The basic idea of measuring area is that of *coverings* region by units that “just fît” (an idea that is sometimes called tiling). In many ways the development of area measure parallels that of length, but it lags behind. First and second graders often treat length measure as a surrogate for area measure. For example, some children will measure the area of a square by measuring the length of one side, moving the ruler parallel to itself a bit and measuring the length again, and so on, treating length as a space-filling attribute.^{87} When provided with geometric manipulatives (squares, right triangles, circles, and rectangles) for use in finding the area measure of a variety of shapes, most students in grades 1 to 3 freely mix units and then report the total count of those units.

As they progress through the elementary grades, students usually begin to differentiate area measure from length measure, and the space-filling (tiling) requirement of the unit becomes more apparent to most of them. Other aspects of area measure, however, remain problematic. Students find it very difficult to decompose and then recompose shapes or even to see one shape as a composition of others, an idea that is fundamental to conservation.^{88} For example, students in grades 1 to 3 often cannot think of a rectangle as an array of units.^{89}

By the end of the elementary grades, students typically understand core concepts like using identical units and covering the object for length measure but not for area measure. Younger children often employ resemblance as the prime criterion for selecting a unit of area measure, suggesting the need for attention to the qualities of a unit that make it suitable for measuring area. The common instructional practice of declaring that the square is *the* unit of area measure may lead to procedural competence but may violate students’ preconceptions about what makes a unit suitable.
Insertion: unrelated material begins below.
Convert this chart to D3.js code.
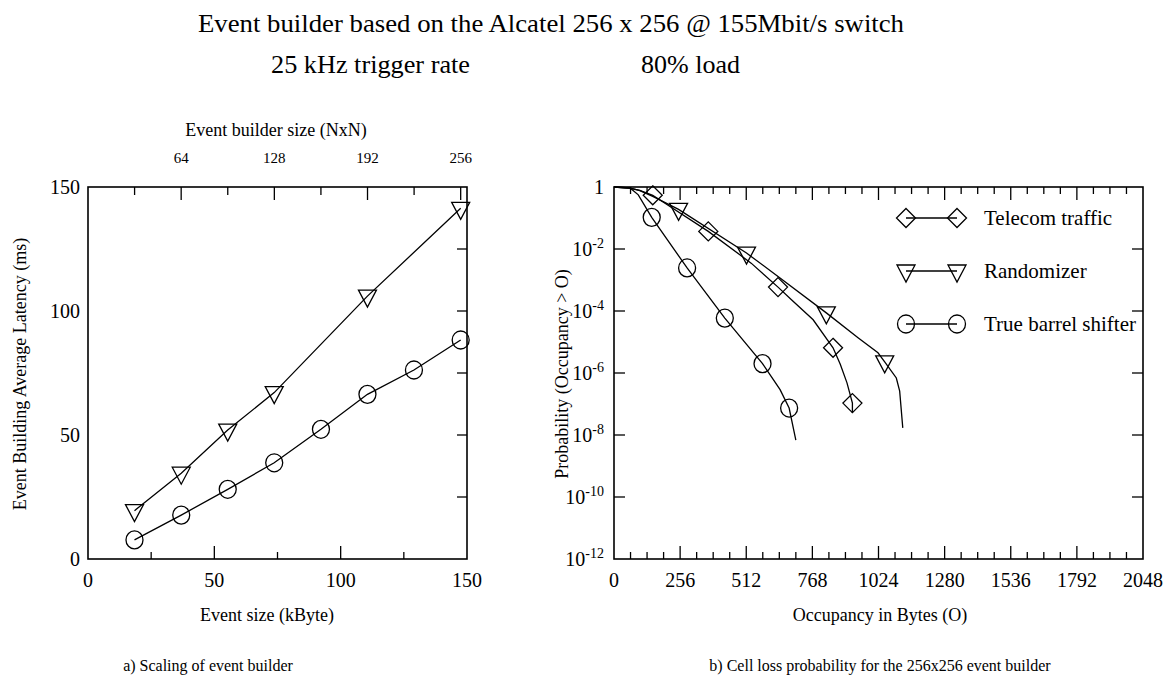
<!DOCTYPE html>
<head>
<style type="text/css">
	body { margin: 0; background: #fff; }
	text { font-family: "Liberation Serif", "DejaVu Serif", serif; fill: #000; }
	.frame { fill: none; stroke: #000; stroke-width: 1.6; }
	.tick { stroke: #000; stroke-width: 1.3; }
	.curve { fill: none; stroke: #000; stroke-width: 1.3; }
	.mark { fill: none; stroke: #000; stroke-width: 1.3; }
</style>
</head>
<script src="https://d3js.org/d3.v7.min.js"></script>
<body>
	<svg width="1166" height="686"></svg>
	<script>
	// ---- data: a) scaling of event builder
	var triSize = [18.4, 36.9, 55.3, 73.7, 110.6, 147.5];
	var triLatency = [19.5, 34.6, 52.0, 67.1, 106.0, 141.4];
	var circSize = [18.4, 36.9, 55.3, 73.7, 92.2, 110.6, 129.0, 147.5];
	var circLatency = [7.7, 17.7, 28.1, 38.8, 52.3, 66.4, 76.2, 88.3];
	var builderSizes = [64, 128, 192, 256];
	var builderMinor = [32, 96, 160, 224];
	var sizeTicks = [0, 50, 100, 150];
	var latencyTicks = [0, 50, 100, 150];

	// ---- data: b) cell loss probability (curve O, P) and marker points
	var telecomO = [0, 60, 100, 150, 365, 531, 635, 687, 771, 848, 876, 902, 923, 923];
	var telecomP = [1, 0.92, 0.78, 0.54, 0.037, 3.5e-3, 5.9e-4, 2.3e-4, 5.2e-5, 6.5e-6, 1.9e-6, 4.8e-7, 1.07e-7, 5.1e-8];
	var telecomMarkO = [150, 365, 635, 848, 923];
	var telecomMarkP = [0.54, 0.037, 5.9e-4, 6.5e-6, 1.07e-7];

	var randomO = [0, 60, 100, 150, 250, 513, 635, 822, 946, 1022, 1048, 1093, 1106, 1118];
	var randomP = [1, 0.93, 0.76, 0.5, 0.19, 7.4e-3, 1.3e-3, 8.7e-5, 1.35e-5, 4.5e-6, 2.3e-6, 6.9e-7, 2.6e-7, 1.7e-8];
	var randomMarkO = [250, 513, 822, 1048];
	var randomMarkP = [0.19, 7.4e-3, 8.7e-5, 2.3e-6];

	var barrelO = [0, 62, 94, 146, 283, 429, 575, 643, 678, 704];
	var barrelP = [1, 0.93, 0.56, 0.105, 2.45e-3, 5.9e-5, 2.0e-6, 2.9e-7, 7.4e-8, 6.8e-9];
	var barrelMarkO = [146, 283, 429, 575, 678];
	var barrelMarkP = [0.105, 2.45e-3, 5.9e-5, 2.0e-6, 7.4e-8];

	var occTicks = [0, 256, 512, 768, 1024, 1280, 1536, 1792, 2048];
	var probExps = [0, -2, -4, -6, -8, -10, -12];
	var legendNames = ["Telecom traffic", "Randomizer", "True barrel shifter"];
	var legendShapes = ["diamond", "triangle", "circle"];

	var svg = d3.select("svg");

	function zip(a, b) { return a.map(function(v, i) { return [v, b[i]]; }); }

	function marker(g, shape, x, y) {
		if (shape == "circle") {
			g.append("ellipse").attr("class", "mark").attr("cx", x).attr("cy", y).attr("rx", 8.5).attr("ry", 9);
		} else if (shape == "diamond") {
			g.append("path").attr("class", "mark")
			.attr("d", "M" + x + "," + (y - 9.5) + "L" + (x + 9.5) + "," + y + "L" + x + "," + (y + 9.5) + "L" + (x - 9.5) + "," + y + "Z");
		} else {
			g.append("path").attr("class", "mark")
			.attr("d", "M" + (x - 9) + "," + (y - 6) + "L" + (x + 9) + "," + (y - 6) + "L" + x + "," + (y + 11) + "Z");
		}
	}

	// ---- titles
	svg.append("text").attr("x", 551).attr("y", 32).attr("text-anchor", "middle")
	.attr("font-size", 25).attr("textLength", 706).attr("lengthAdjust", "spacingAndGlyphs")
	.text("Event builder based on the Alcatel 256 x 256 @ 155Mbit/s switch");
	svg.append("text").attr("x", 271).attr("y", 73).attr("font-size", 25)
	.attr("textLength", 199).attr("lengthAdjust", "spacingAndGlyphs").text("25 kHz trigger rate");
	svg.append("text").attr("x", 641).attr("y", 73).attr("font-size", 25)
	.attr("textLength", 99).attr("lengthAdjust", "spacingAndGlyphs").text("80% load");

	// ================= a) left plot
	var xL = d3.scaleLinear().domain([0, 150]).range([88, 467]);
	var yL = d3.scaleLinear().domain([0, 150]).range([559, 187]);
	var nTop = d3.scaleLinear().domain([0, 256]).range([xL(0), xL(147.5)]);

	var gl = svg.append("g");
	gl.append("rect").attr("class", "frame").attr("x", xL(0)).attr("y", yL(150))
	.attr("width", xL(150) - xL(0)).attr("height", yL(0) - yL(150));

	// bottom ticks (inward)
	[25, 50, 75, 100, 125].forEach(function(v) {
		var len = (v % 50 == 0) ? 13 : 7;
		gl.append("line").attr("class", "tick").attr("x1", xL(v)).attr("x2", xL(v))
		.attr("y1", yL(0)).attr("y2", yL(0) - len);
	});
	// right ticks
	[25, 50, 75, 100, 125].forEach(function(v) {
		gl.append("line").attr("class", "tick").attr("x1", xL(150)).attr("x2", xL(150) - 10)
		.attr("y1", yL(v)).attr("y2", yL(v));
	});
	// top ticks (builder size)
	builderSizes.concat(builderMinor).forEach(function(n) {
		var len = builderSizes.indexOf(n) >= 0 ? 13 : 8;
		gl.append("line").attr("class", "tick").attr("x1", nTop(n)).attr("x2", nTop(n))
		.attr("y1", yL(150)).attr("y2", yL(150) + len);
	});
	gl.selectAll(".ntl").data(builderSizes).enter().append("text")
	.attr("x", function(d) { return nTop(d); }).attr("y", 163)
	.attr("text-anchor", "middle").attr("font-size", 15).text(function(d) { return d; });
	gl.append("text").attr("x", 276).attr("y", 136).attr("text-anchor", "middle")
	.attr("font-size", 18).text("Event builder size (NxN)");

	gl.selectAll(".xtl").data(sizeTicks).enter().append("text")
	.attr("x", function(d) { return xL(d); }).attr("y", 587)
	.attr("text-anchor", "middle").attr("font-size", 20).text(function(d) { return d; });
	gl.selectAll(".ytl").data(latencyTicks).enter().append("text")
	.attr("x", 80).attr("y", function(d) { return yL(d) + 7; })
	.attr("text-anchor", "end").attr("font-size", 20).text(function(d) { return d; });

	gl.append("text").attr("x", 267).attr("y", 621).attr("text-anchor", "middle")
	.attr("font-size", 18).text("Event size (kByte)");
	gl.append("text").attr("transform", "translate(26,374) rotate(-90)").attr("text-anchor", "middle")
	.attr("font-size", 18).text("Event Building Average Latency (ms)");

	var lineL = d3.line().x(function(d) { return xL(d[0]); }).y(function(d) { return yL(d[1]); });
	gl.append("path").attr("class", "curve").attr("d", lineL(zip(triSize, triLatency)));
	gl.append("path").attr("class", "curve").attr("d", lineL(zip(circSize, circLatency)));
	zip(triSize, triLatency).forEach(function(d) { marker(gl, "triangle", xL(d[0]), yL(d[1])); });
	zip(circSize, circLatency).forEach(function(d) { marker(gl, "circle", xL(d[0]), yL(d[1])); });

	gl.append("text").attr("x", 208).attr("y", 671).attr("text-anchor", "middle")
	.attr("font-size", 16).text("a) Scaling of event builder");

	// ================= b) right plot
	var xR = d3.scaleLinear().domain([0, 2048]).range([614, 1143]);
	var yR = d3.scaleLog().domain([1e-12, 1]).range([559, 187]);

	var gr = svg.append("g");
	gr.append("rect").attr("class", "frame").attr("x", xR(0)).attr("y", yR(1))
	.attr("width", xR(2048) - xR(0)).attr("height", yR(1e-12) - yR(1));

	d3.range(64, 2048, 64).forEach(function(v) {
		var len = (v % 256 == 0) ? 13 : 7;
		gr.append("line").attr("class", "tick").attr("x1", xR(v)).attr("x2", xR(v))
		.attr("y1", yR(1e-12)).attr("y2", yR(1e-12) - len);
		gr.append("line").attr("class", "tick").attr("x1", xR(v)).attr("x2", xR(v))
		.attr("y1", yR(1)).attr("y2", yR(1) + len);
	});
	probExps.slice(1, -1).forEach(function(e) {
		var y = yR(Math.pow(10, e));
		gr.append("line").attr("class", "tick").attr("x1", xR(0)).attr("x2", xR(0) + 11).attr("y1", y).attr("y2", y);
		gr.append("line").attr("class", "tick").attr("x1", xR(2048)).attr("x2", xR(2048) - 11).attr("y1", y).attr("y2", y);
	});

	gr.selectAll(".xtl").data(occTicks).enter().append("text")
	.attr("x", function(d) { return xR(d); }).attr("y", 587)
	.attr("text-anchor", "middle").attr("font-size", 20).text(function(d) { return d; });

	probExps.forEach(function(e) {
		var t = gr.append("text").attr("x", 604).attr("y", yR(Math.pow(10, e)) + 7)
		.attr("text-anchor", "end").attr("font-size", 20);
		if (e == 0) { t.text("1"); return; }
		t.append("tspan").text("10");
		t.append("tspan").attr("font-size", 14).attr("dy", -8).text(e);
	});

	gr.append("text").attr("x", 880).attr("y", 621).attr("text-anchor", "middle")
	.attr("font-size", 18).text("Occupancy in Bytes (O)");
	gr.append("text").attr("transform", "translate(568,374) rotate(-90)").attr("text-anchor", "middle")
	.attr("font-size", 18).text("Probability (Occupancy > O)");

	var lineR = d3.line().x(function(d) { return xR(d[0]); }).y(function(d) { return yR(d[1]); });
	gr.append("path").attr("class", "curve").attr("d", lineR(zip(telecomO, telecomP)));
	gr.append("path").attr("class", "curve").attr("d", lineR(zip(randomO, randomP)));
	gr.append("path").attr("class", "curve").attr("d", lineR(zip(barrelO, barrelP)));
	zip(telecomMarkO, telecomMarkP).forEach(function(d) { marker(gr, "diamond", xR(d[0]), yR(d[1])); });
	zip(randomMarkO, randomMarkP).forEach(function(d) { marker(gr, "triangle", xR(d[0]), yR(d[1])); });
	zip(barrelMarkO, barrelMarkP).forEach(function(d) { marker(gr, "circle", xR(d[0]), yR(d[1])); });

	// legend
	legendNames.forEach(function(name, i) {
		var y = 218 + i * 53;
		gr.append("line").attr("class", "curve").attr("x1", 906).attr("x2", 957).attr("y1", y).attr("y2", y);
		marker(gr, legendShapes[i], 906, y);
		marker(gr, legendShapes[i], 957, y);
		gr.append("text").attr("x", 984).attr("y", y + 7).attr("font-size", 21).text(name);
	});

	gr.append("text").attr("x", 880).attr("y", 671).attr("text-anchor", "middle")
	.attr("font-size", 16).text("b) Cell loss probability for the 256x256 event builder");
	</script>
</body>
Teaching experiments with area measure have revealed that second graders could develop a comprehensive understanding of area measure when they began by solving problems involving partitioning and redistributing areas without measuring.^{90} It is worth emphasizing that this approach makes conservation of area a fundamental construct rather than an afterthought. Later, when the children explored the suitability of different units (e.g., beans) for finding the areas of irregular shapes like handprints, they found that units like squares had desirable properties of space filling and identity. By the end of the school year, these children had little difficulty creating two-dimensional arrays of units for rectangles and even for irregular (nonpolygonal) shapes.